Николай достал свой нож и вонзил его в поясницу Толстого-4»
День опричника 2006
Фото: Corpus
Григорий Дашевский:
Способность читателя к отвращению была тем минимумом человеческого, который Сорокин использовал как главный аргумент, превращающий утопию в антиутопию. Но тут он от этого своего фирменного приема отказывается и почти демонстративно заменяет отвратительное соблазнительным — прямолинейно и подробно написанными эротическими сценами. Он словно говорит читателю: «Друг перед другом можно не притворяться — нам с вами все это действительно нравится, но посторонние нас не поймут, поэтому пусть внешне это будет сатирическая антиутопия, а внутренне — эротическая утопия». А в число посторонних входит не только внешний мир, но и наш собственный минимум человеческого, чем бы этот минимум ни был — способностью к отвращению, протесту или просто уходу. То есть Сорокин предлагает нам удовольствие от государственно-верноподданых чувств как от тайного порока.
Владимир Сорокин:
У меня была собака, левретка, и это почти эфемерное существо, апофеоз изящности и невинности. И я как-то решил его разыграть. Я купил у мясника огромную берцовую кость с куском мяса. Кровавый такой кусок огромный. И я кинул эту кость чудовищную во дворе на снег просто. Она так упала красиво, солнце, снег. И я выпустил собаку, и он вдруг стал исполнять вокруг этой кости какой-то такой странный танец. Это было сочетание испуга и агрессии, очень красиво было, потому что он как бы ею и заворожен, и напуган. И я в этот же день начал писать «Опричника». Опричники недаром пристегивали к седлам собачьи головы и говорили: «Мы псы государевы». Они были заворожены вот этой кровавой русской властью, обожествляли ее.

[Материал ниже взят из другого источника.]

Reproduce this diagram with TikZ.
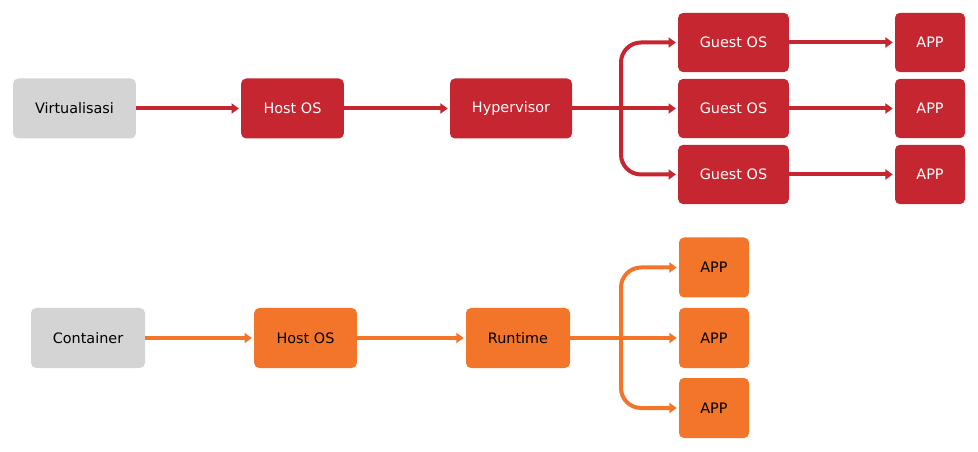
\documentclass[tikz,border=0pt]{standalone}
\usepackage{fontspec}
\setmainfont{DejaVu Sans}
\usetikzlibrary{arrows.meta,positioning}
\definecolor{virtred}{RGB}{197,38,48}
\definecolor{contorange}{RGB}{243,117,41}
\definecolor{labelgrey}{RGB}{212,212,212}

\begin{document}
\begin{tikzpicture}[x=0.75pt, y=-0.75pt, >={Triangle[length=5.5pt,width=7.5pt]},
    box/.style={rounded corners=3.75pt, minimum height=45pt, inner sep=0pt,
        font=\fontsize{10.8}{13}\selectfont},
    greybox/.style={box, fill=labelgrey, text=black},
    redbox/.style={box, fill=virtred, text=white},
    orangebox/.style={box, fill=contorange, text=black},
    redflow/.style={->, line width=3pt, shorten >=1.5pt, virtred},
    orangeflow/.style={->, line width=3pt, shorten >=1.5pt, contorange}]
    \useasboundingbox (0,0) rectangle (978,452);

    % Virtualisation row
    \node[greybox, minimum width=92pt] (virt) at (74.5,108.5) {Virtualisasi};
    \node[redbox, minimum width=77pt] (vhost) at (292.5,108.5) {Host OS};
    \node[redbox, minimum width=91.5pt] (hyper) at (511,108.5) {Hypervisor};
    \node[redbox, minimum width=83pt, minimum height=44.5pt] (guesta) at (733.5,42.5) {Guest OS};
    \node[redbox, minimum width=83pt, minimum height=44.5pt] (guestb) at (733.5,108.5) {Guest OS};
    \node[redbox, minimum width=83pt, minimum height=44.5pt] (guestc) at (733.5,174.5) {Guest OS};
    \node[redbox, minimum width=52.5pt, minimum height=44.5pt] (vappa) at (930,42.5) {APP};
    \node[redbox, minimum width=52.5pt, minimum height=44.5pt] (vappb) at (930,108.5) {APP};
    \node[redbox, minimum width=52.5pt, minimum height=44.5pt] (vappc) at (930,174.5) {APP};
    \coordinate (vsplit) at (621,108.5);

    \draw[redflow] (virt) -- (vhost);
    \draw[redflow] (vhost) -- (hyper);
    \draw[redflow] (hyper) -- (guestb);
    \draw[redflow, rounded corners=15pt] (vsplit) |- (guesta);
    \draw[redflow, rounded corners=15pt] (vsplit) |- (guestc);
    \draw[redflow] (guesta) -- (vappa);
    \draw[redflow] (guestb) -- (vappb);
    \draw[redflow] (guestc) -- (vappc);

    % Container row
    \node[greybox, minimum width=85.5pt] (cont) at (88,338) {Container};
    \node[orangebox, minimum width=77pt] (chost) at (305.5,338) {Host OS};
    \node[orangebox, minimum width=78pt] (runtime) at (518,338) {Runtime};
    \node[orangebox, minimum width=52.5pt] (cappa) at (714,267.5) {APP};
    \node[orangebox, minimum width=52.5pt] (cappb) at (714,338) {APP};
    \node[orangebox, minimum width=52.5pt] (cappc) at (714,408) {APP};
    \coordinate (csplit) at (621,338);

    \draw[orangeflow] (cont) -- (chost);
    \draw[orangeflow] (chost) -- (runtime);
    \draw[orangeflow] (runtime) -- (cappb);
    \draw[orangeflow, rounded corners=15pt] (csplit) |- (cappa);
    \draw[orangeflow, rounded corners=15pt] (csplit) |- (cappc);

\end{tikzpicture}
\end{document}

«Как живой розовый поросеночек на вертеле раскаленном, вздрагивает и взвизгивает вдовица. Впиваюсь я зубами в ступню ее. Визжит она, бьется на столе. А я обстоятельно и неуклонно сочное дело вершу.
Важное дело.
Нужное дело.
Хорошее дело.
Без этого дела наезд — все одно что конь без наездника… без узды.. конь белый… красивый… умный… завороженный… конь… нежный… конь-огонь… конек... сахарный конек без наездника… и без узды… с бесом сахарной узды… даляко ли до пя-а-а-а-ааааааазды-ы-ы-ы-ы-ы-ы-ы-ы!
Сладко оставлять семя свое в лоне жены врага государства»
Метель 2010
Фото: Corpus
Дмитрий Волчек:
Сорокин лучше всех знает, как живет великая русская медведица, в шерсти которой обитает робкое население. Этот ленивый белый зверь почти всегда спит, но порой просыпается и начинает чесаться — и это самое страшное время. Волшебный белый порошок летит и летит, не видно ни зги, метель засыпает дорогу, которая идет в никуда сквозь бесконечное, невыносимое, холодное ничто. Все обречены утонуть в исполинском сугробе, где уже барахтаются бесчисленные великаны и карлики. Эта небольшая книжка о сокрушительной белизне должна стоять на самой важной русской полке — рядом с Чеховым, Тургеневым и Федором Сологубом.
«Доктору ужасно захотелось выехать из этой снежной бесконечности, из этого холода, который не оставлял его ни на миг, выехать из этой ночи, похожей на дурной сон, чтобы забыть ее навсегда вместе с этим снегом, с этим дурацким самокатом, с мудаком Перхушей и сломанным полозом.
«Господи, вывези, охрани и помоги…» — молился он про себя, считая каждый метр преодолеваемой дороги»
Манарага 2017
Фото: Издательство Corpus
Елена Макеенко:
«Манарага» — печальная баллада о книге как вещи, книге как индивидуальности, книге как осязаемой памяти о тех, кто ее читал. В этом смысле Сорокин уже действительно не визионер, а поэт, повествующий о проигранной битве.
Владимир Сорокин:
Мне хотелось убедительно доказать, что это может быть. Что может быть у людей такая слабость и такая прихоть — жарить на книгах, которые уже стали музейной редкостью. Задача была, чтобы можно было это визуально представить. Можно ли это толковать как плач автора по умирающей бумажной книге? Можно. Но сам я не верю, что бумажная книга исчезнет.